▼

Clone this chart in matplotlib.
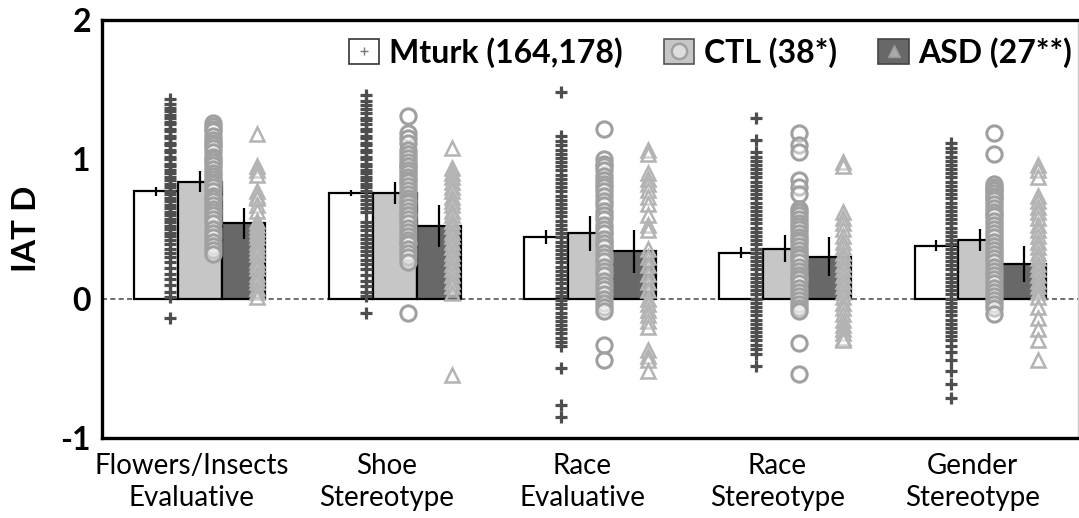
import numpy as np
import matplotlib
matplotlib.use("Agg")
import matplotlib.pyplot as plt
from matplotlib.patches import Patch
from matplotlib.lines import Line2D

plt.rcParams['font.family'] = ['Lato', 'DejaVu Sans']

# --- data ---
categories = ['Flowers/Insects\nEvaluative', 'Shoe\nStereotype', 'Race\nEvaluative',
              'Race\nStereotype', 'Gender\nStereotype']
series = ['Mturk (164,178)', 'CTL (38*)', 'ASD (27**)']

mturk_mean = [0.77, 0.76, 0.44, 0.33, 0.38]
ctl_mean = [0.84, 0.76, 0.47, 0.36, 0.42]
asd_mean = [0.54, 0.52, 0.34, 0.30, 0.25]

mturk_err = [0.03, 0.02, 0.05, 0.04, 0.04]
ctl_err = [0.075, 0.08, 0.125, 0.10, 0.08]
asd_err = [0.11, 0.15, 0.155, 0.14, 0.13]

mturk_points = [
    [1.43, 1.40, 1.37, 1.35, 1.32, 1.30, 1.27, 1.25, 1.22, 1.20, 1.17, 1.15, 1.12, 1.10,
     1.07, 1.05, 1.02, 1.00, 0.97, 0.95, 0.92, 0.90, 0.87, 0.85, 0.82, 0.80, 0.77, 0.75,
     0.72, 0.70, 0.67, 0.65, 0.62, 0.60, 0.57, 0.55, 0.52, 0.50, 0.47, 0.45, 0.42, 0.39,
     0.36, 0.33, 0.30, 0.26, 0.22, 0.18, 0.14, 0.10, 0.05, 0.01, -0.14],
    [1.46, 1.42, 1.39, 1.36, 1.33, 1.30, 1.28, 1.25, 1.22, 1.20, 1.17, 1.15, 1.12, 1.10,
     1.07, 1.05, 1.02, 1.00, 0.97, 0.95, 0.92, 0.90, 0.87, 0.85, 0.82, 0.80, 0.77, 0.74,
     0.71, 0.68, 0.65, 0.62, 0.55, 0.52, 0.49, 0.46, 0.43, 0.40, 0.37, 0.34, 0.31, 0.28,
     0.25, 0.21, 0.17, 0.13, 0.09, 0.05, 0.02, -0.10],
    [1.48, 1.17, 1.13, 1.10, 1.07, 1.04, 1.01, 0.98, 0.95, 0.92, 0.89, 0.86, 0.83, 0.80,
     0.77, 0.74, 0.71, 0.68, 0.65, 0.62, 0.59, 0.56, 0.53, 0.50, 0.47, 0.44, 0.41, 0.38,
     0.35, 0.32, 0.29, 0.26, 0.23, 0.20, 0.17, 0.14, 0.11, 0.08, 0.05, 0.02, -0.01, -0.04,
     -0.07, -0.10, -0.13, -0.16, -0.19, -0.22, -0.25, -0.28, -0.31, -0.34, -0.50, -0.76,
     -0.85],
    [1.30, 1.14, 1.05, 1.02, 0.99, 0.96, 0.93, 0.90, 0.87, 0.84, 0.81, 0.78, 0.75, 0.72,
     0.69, 0.66, 0.63, 0.60, 0.57, 0.54, 0.51, 0.48, 0.45, 0.42, 0.39, 0.36, 0.33, 0.30,
     0.27, 0.24, 0.21, 0.18, 0.15, 0.12, 0.09, 0.06, 0.03, 0.00, -0.03, -0.06, -0.09,
     -0.12, -0.15, -0.18, -0.21, -0.24, -0.27, -0.30, -0.33, -0.36, -0.40, -0.48],
    [1.12, 1.08, 1.05, 1.02, 0.99, 0.96, 0.93, 0.90, 0.87, 0.84, 0.81, 0.78, 0.75, 0.72,
     0.69, 0.66, 0.63, 0.60, 0.57, 0.54, 0.51, 0.48, 0.45, 0.42, 0.39, 0.36, 0.33, 0.30,
     0.27, 0.24, 0.21, 0.18, 0.15, 0.12, 0.09, 0.06, 0.03, 0.00, -0.03, -0.06, -0.09,
     -0.12, -0.15, -0.18, -0.21, -0.24, -0.27, -0.30, -0.34, -0.38, -0.44, -0.52, -0.61,
     -0.71],
]

ctl_points = [
    [1.26, 1.24, 1.22, 1.20, 1.17, 1.14, 1.12, 1.10, 1.08, 1.05, 1.02, 1.00, 0.98, 0.96,
     0.93, 0.90, 0.88, 0.86, 0.84, 0.82, 0.80, 0.77, 0.74, 0.72, 0.70, 0.67, 0.64, 0.62,
     0.60, 0.57, 0.54, 0.50, 0.47, 0.44, 0.41, 0.38, 0.35, 0.32],
    [1.31, 1.19, 1.15, 1.12, 1.07, 1.04, 1.01, 0.98, 0.95, 0.95, 0.92, 0.90, 0.87, 0.85,
     0.84, 0.81, 0.78, 0.75, 0.72, 0.70, 0.69, 0.66, 0.63, 0.60, 0.60, 0.57, 0.54, 0.51,
     0.48, 0.45, 0.42, 0.40, 0.39, 0.36, 0.33, 0.30, 0.26, -0.10],
    [1.22, 1.00, 0.97, 0.95, 0.92, 0.88, 0.85, 0.82, 0.80, 0.77, 0.74, 0.70, 0.67, 0.63,
     0.60, 0.57, 0.53, 0.50, 0.47, 0.43, 0.40, 0.37, 0.33, 0.30, 0.27, 0.23, 0.20, 0.17,
     0.13, 0.10, 0.07, 0.03, 0.00, -0.03, -0.06, -0.09, -0.33, -0.44],
    [1.19, 1.10, 1.05, 0.85, 0.80, 0.75, 0.64, 0.62, 0.60, 0.57, 0.54, 0.52, 0.50, 0.47,
     0.44, 0.42, 0.41, 0.38, 0.35, 0.32, 0.30, 0.29, 0.26, 0.23, 0.20, 0.17, 0.15, 0.14,
     0.11, 0.08, 0.05, 0.02, -0.01, -0.04, -0.07, -0.09, -0.32, -0.54],
    [1.19, 1.04, 0.82, 0.80, 0.79, 0.78, 0.76, 0.74, 0.72, 0.71, 0.68, 0.65, 0.62, 0.60,
     0.59, 0.56, 0.53, 0.50, 0.47, 0.44, 0.41, 0.38, 0.35, 0.32, 0.29, 0.26, 0.23, 0.20,
     0.17, 0.14, 0.11, 0.08, 0.05, 0.02, -0.01, -0.04, -0.07, -0.11],
]

asd_points = [
    [1.18, 0.95, 0.92, 0.89, 0.77, 0.74, 0.72, 0.67, 0.63, 0.56, 0.53, 0.50, 0.47, 0.44,
     0.41, 0.38, 0.35, 0.32, 0.28, 0.25, 0.22, 0.18, 0.15, 0.12, 0.08, 0.05, 0.01],
    [1.08, 0.94, 0.90, 0.87, 0.84, 0.80, 0.77, 0.73, 0.70, 0.67, 0.63, 0.60, 0.56, 0.52,
     0.48, 0.45, 0.41, 0.37, 0.33, 0.29, 0.25, 0.21, 0.17, 0.13, 0.09, 0.04, -0.55],
    [1.07, 1.04, 0.90, 0.86, 0.82, 0.78, 0.73, 0.68, 0.60, 0.53, 0.49, 0.36, 0.30, 0.24,
     0.18, 0.12, 0.06, 0.00, -0.04, -0.08, -0.12, -0.16, -0.20, -0.37, -0.41, -0.44, -0.52],
    [0.98, 0.95, 0.62, 0.58, 0.54, 0.50, 0.45, 0.41, 0.37, 0.33, 0.29, 0.25, 0.21, 0.17,
     0.13, 0.09, 0.05, 0.01, -0.03, -0.07, -0.11, -0.15, -0.19, -0.22, -0.25, -0.28, -0.30],
    [0.96, 0.92, 0.87, 0.74, 0.70, 0.66, 0.62, 0.58, 0.53, 0.49, 0.45, 0.41, 0.37, 0.33,
     0.29, 0.25, 0.21, 0.17, 0.13, 0.09, 0.05, 0.01, -0.06, -0.14, -0.22, -0.30, -0.44],
]

# --- style ---
bar_colors = ['white', '#c6c6c6', '#686868']
bar_offsets = [-0.225, 0.0, 0.225]
pt_offsets = [-0.15, 0.07, 0.295]
bar_w = 0.225

mturk_kw = dict(ls='none', marker='+', ms=8, mew=2.3, color='#4e4e4e')
ctl_kw = dict(ls='none', marker='o', ms=11, mew=2.2, mec='#a0a0a0', mfc=(1, 1, 1, 0.4))
asd_kw = dict(ls='none', marker='^', ms=10.5, mew=1.8, mec='#b3b3b3', mfc=(1, 1, 1, 0.4))

fig = plt.figure(figsize=(10.79, 5.18), dpi=100)
ax = fig.add_axes([102 / 1079, 80 / 518, 976 / 1079, 418 / 518])

x = np.arange(len(categories))
ax.axhline(0, color='#555555', ls=(0, (3, 2)), lw=1.2, zorder=1)

means = [mturk_mean, ctl_mean, asd_mean]
errs = [mturk_err, ctl_err, asd_err]
for i in range(3):
    ax.bar(x + bar_offsets[i], means[i], bar_w, color=bar_colors[i],
           edgecolor='black', linewidth=1.6, zorder=2)

for g in x:
    ax.plot(np.full(len(mturk_points[g]), g + pt_offsets[0]), mturk_points[g], zorder=3, **mturk_kw)
    ax.plot(np.full(len(ctl_points[g]), g + pt_offsets[1]), ctl_points[g], zorder=3, **ctl_kw)
    ax.plot(np.full(len(asd_points[g]), g + pt_offsets[2]), asd_points[g], zorder=3, **asd_kw)

for i in range(3):
    ax.errorbar(x + bar_offsets[i], means[i], yerr=errs[i], fmt='none',
                ecolor='black', elinewidth=1.6, capsize=0, zorder=4)

ax.set_xlim(-0.5, 4.5)
ax.set_ylim(-1, 2)
ax.set_yticks([-1, 0, 1, 2])
ax.set_yticklabels(['-1', '0', '1', '2'], fontsize=23, fontweight='bold')
ax.set_xticks(x - 0.04)
ax.set_xticklabels(categories, fontsize=20, linespacing=1.25)
ax.tick_params(axis='both', length=0)
ax.tick_params(axis='y', pad=8)
ax.tick_params(axis='x', pad=11)
ax.set_ylabel('IAT D', fontsize=24, fontweight='bold')
ax.yaxis.set_label_coords(-0.062, 0.5)

for side in ['left', 'bottom', 'top']:
    ax.spines[side].set_linewidth(2.4)
    ax.spines[side].set_color('black')
ax.spines['right'].set_color('#cccccc')
ax.spines['right'].set_linewidth(1)

handles = [
    (Patch(facecolor=bar_colors[0], edgecolor='#333333', lw=1.2),
     Line2D([], [], ls='none', marker='+', ms=6, mew=1, color='#777777')),
    (Patch(facecolor=bar_colors[1], edgecolor='#555555', lw=1.2),
     Line2D([], [], ls='none', marker='o', ms=11, mew=1.8, mec='#a0a0a0', mfc='#dddddd')),
    (Patch(facecolor=bar_colors[2], edgecolor='#444444', lw=1.2),
     Line2D([], [], ls='none', marker='^', ms=9, mew=1, mec='#999999', mfc='#aaaaaa')),
]
leg = ax.legend(handles, series, loc='center left', bbox_to_anchor=(0.253, 0.923),
                ncol=3, frameon=False, handlelength=0.95, handleheight=0.8,
                handletextpad=0.3, columnspacing=1.3, borderpad=0, borderaxespad=0,
                prop={'size': 23, 'weight': 'bold'})

fig.savefig('out.png', dpi=100)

▲

# Exercise brief:
From the first line above down to the line with "series = ['Mturk", reproduce every line and no others, omitting pictures.

# Complete response:
Clone this chart in matplotlib.
import numpy as np
import matplotlib
matplotlib.use("Agg")
import matplotlib.pyplot as plt
from matplotlib.patches import Patch
from matplotlib.lines import Line2D

plt.rcParams['font.family'] = ['Lato', 'DejaVu Sans']

# --- data ---
categories = ['Flowers/Insects\nEvaluative', 'Shoe\nStereotype', 'Race\nEvaluative',
              'Race\nStereotype', 'Gender\nStereotype']
series = ['Mturk (164,178)', 'CTL (38*)', 'ASD (27**)']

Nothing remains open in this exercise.